Christianity was not something openly embraced by Japanese in 1630s. In spite of this adversity, a number of missionaries from Portugal still come to Japan to strengthen the Christian faith among the believers. A Portuguese Jesuit named Fr. Sebastian Rodrigues and his companion Fr. Francisco Garrpe sailed to Japan to fulfill this mission and to confirm the news that their mentor, a Jesuit priest in Japan named Christovao Ferreira has apostatized.

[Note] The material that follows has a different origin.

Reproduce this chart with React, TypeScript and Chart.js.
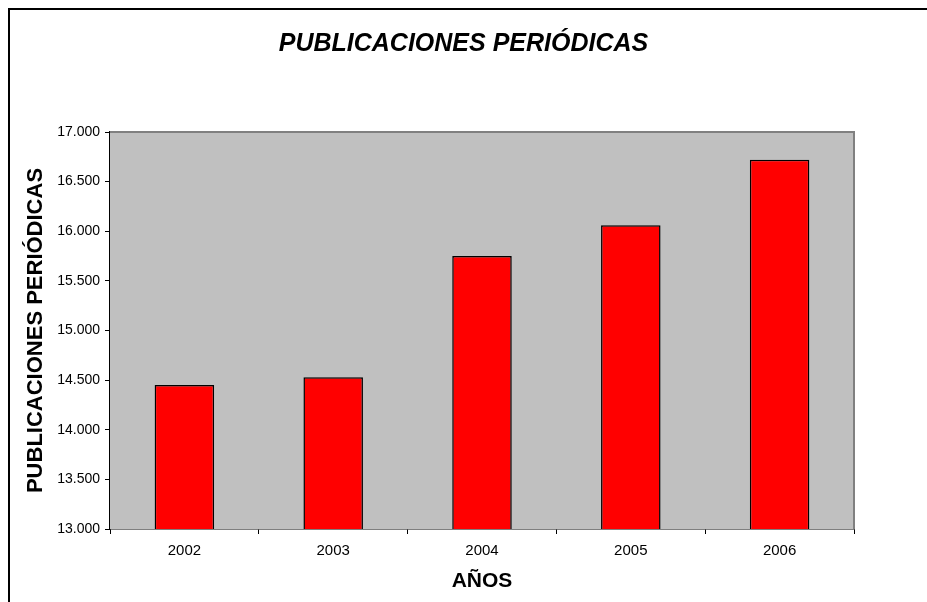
import React, { useEffect, useRef } from "react";
import { Chart, registerables } from "chart.js";

Chart.register(...registerables);

const categories: string[] = ["2002", "2003", "2004", "2005", "2006"];
const publicaciones: number[] = [14450, 14530, 15750, 16060, 16720];
const yMin = 13000;
const yMax = 17000;
const yStep = 500;
const chartTitle = "PUBLICACIONES PERIÓDICAS";
const yTitle = "PUBLICACIONES PERIÓDICAS";
const xTitle = "AÑOS";

const FONT = "'Liberation Sans', Arial, Helvetica, sans-serif";

const fmt = (n: number) => String(n).replace(/\B(?=(\d{3})+(?!\d))/g, ".");

const plotBg = {
  id: "plotBg",
  beforeDatasetsDraw(chart: any) {
    const { ctx, chartArea } = chart;
    const { left, top, right, bottom } = chartArea;
    ctx.save();
    ctx.fillStyle = "#C0C0C0";
    ctx.fillRect(left, top, right - left, bottom - top);
    ctx.strokeStyle = "#808080";
    ctx.lineWidth = 2;
    ctx.beginPath();
    ctx.moveTo(left, top);
    ctx.lineTo(right, top);
    ctx.lineTo(right, bottom);
    ctx.stroke();
    ctx.restore();
  },
};

export default function App() {
  const ref = useRef<HTMLCanvasElement | null>(null);

  useEffect(() => {
    if (!ref.current) return;
    const chart = new Chart(ref.current, {
      type: "bar",
      data: {
        labels: categories,
        datasets: [
          {
            label: yTitle,
            data: publicaciones,
            backgroundColor: "#FF0000",
            borderColor: "#000000",
            borderWidth: 1.5,
            categoryPercentage: 1,
            barPercentage: 0.4,
            yAxisID: "y",
          },
        ],
      },
      options: {
        responsive: false,
        animation: false,
        devicePixelRatio: 1,
        layout: { padding: { left: 0, top: 0, right: 0, bottom: 0 } },
        plugins: {
          legend: { display: false },
          tooltip: { enabled: false },
          title: {
            display: true,
            text: chartTitle,
            color: "#000",
            font: { family: FONT, size: 25, weight: "bold", style: "italic" },
            padding: { top: 29, bottom: 73 },
          },
        },
        scales: {
          x: {
            type: "category",
            offset: true,
            grid: {
              display: true,
              offset: true,
              drawOnChartArea: false,
              drawTicks: true,
              tickLength: 5,
              color: "#000",
            },
            border: { display: true, color: "#000", width: 1.5 },
            ticks: {
              color: "#000",
              font: { family: FONT, size: 15 },
              padding: 8,
              maxRotation: 0,
            },
            title: {
              display: true,
              text: xTitle,
              color: "#000",
              font: { family: FONT, size: 21, weight: "bold" },
              padding: { top: 0, bottom: 8.4 },
            },
            afterFit(scale: any) {
              scale.height = 73;
            },
          },
          y: {
            min: yMin,
            max: yMax,
            grid: {
              display: true,
              drawOnChartArea: false,
              drawTicks: true,
              tickLength: 5,
              color: "#000",
            },
            border: { display: true, color: "#000", width: 1.5 },
            ticks: {
              stepSize: yStep,
              color: "#000",
              font: { family: FONT, size: 14 },
              padding: 5,
              callback: (v: any) => fmt(Number(v)),
            },
            title: {
              display: true,
              text: yTitle,
              color: "#000",
              font: { family: FONT, size: 22, weight: "bold" },
              padding: { top: 22.8, bottom: 0 },
            },
            afterFit(scale: any) {
              scale.width = 110;
            },
          },
          spacer: {
            type: "linear",
            position: "right",
            display: true,
            grid: { display: false, drawTicks: false },
            border: { display: false },
            ticks: { display: false },
            title: { display: false },
            afterFit(scale: any) {
              scale.width = 73;
            },
          },
        },
      },
      plugins: [plotBg],
    });
    return () => chart.destroy();
  }, []);

  return (
    <div style={{ position: "fixed", left: 0, top: 0, width: 927, height: 602, background: "#fff", overflow: "hidden" }}>
      <canvas ref={ref} width={927} height={602} style={{ position: "absolute", left: 0, top: 0, width: 927, height: 602 }} />
      <div
        style={{
          position: "absolute",
          left: 8,
          top: 8,
          width: 919,
          height: 594,
          borderTop: "2px solid #000",
          borderLeft: "2px solid #000",
          boxSizing: "border-box",
          pointerEvents: "none",
        }}
      />
    </div>
  );
}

Upon reaching Japan, they have witnessed how discreet Japanese Christians are in their faith and worshiping God. They had to hide any sign that could give them away as practicing Christians to government officials and civilians alike. Rodrigues witnessed  brutality and torture of all sorts done to groups of Christian peasants that were caught practicing the religion. These tortures have all led to their eventual deaths. He himself was starved and imprisoned, while his companion Garrpe died of drowning trying to save Christians that were wrapped in woven mats then thrown in to the ocean to die. In all these hardships, he had often wondered and questioned why is God silent? Why did he remained silent in all of this?

Rodrigues later met his mentor Ferreira who had confirmed he’d apostatized and is now living under a Japanese name. He convinced Rodrigues to apostatized so these peasants’ sufferings will end. It was also implicated by his captors that because of Rodrigues, people are suffering and dying, so he better renounce his faith, else, these sufferings will continue.

This book is a story of one’s faith and how will it endure physical torture and humiliation. When faced with life-threatening situation, how will your faith affect your actions? I liked how it showed stories of sacrifices that were truly inspiring and insights from Rodrigues that speaks to my heart, and more importantly, to me as a Christian. This book gave me a sense of admiration for one’s faith and its ability to endure hardship.

I’d give it a 4 out of 5 stars rating for its “straight to the point” storytelling and thorough narrative. In summary, this book was not a “heavy” read for it conveys the message in one go. You won’t find conflicting events in the plot or in the build-up of characters, and so this was an easy read for me.

I liked how at the end of the book, Rodrigues had contemplated his anguish over God’s silence and have made him realized that God was not silent, He suffered with him. He is not alone for God was with him. It’s a message enough to inspire all of us Christians (and non-Christians), that in the midst of all our sufferings, God is always with us.

May we all find the courage we found in Rodrigues, to preach the word of God even if He may have been silent.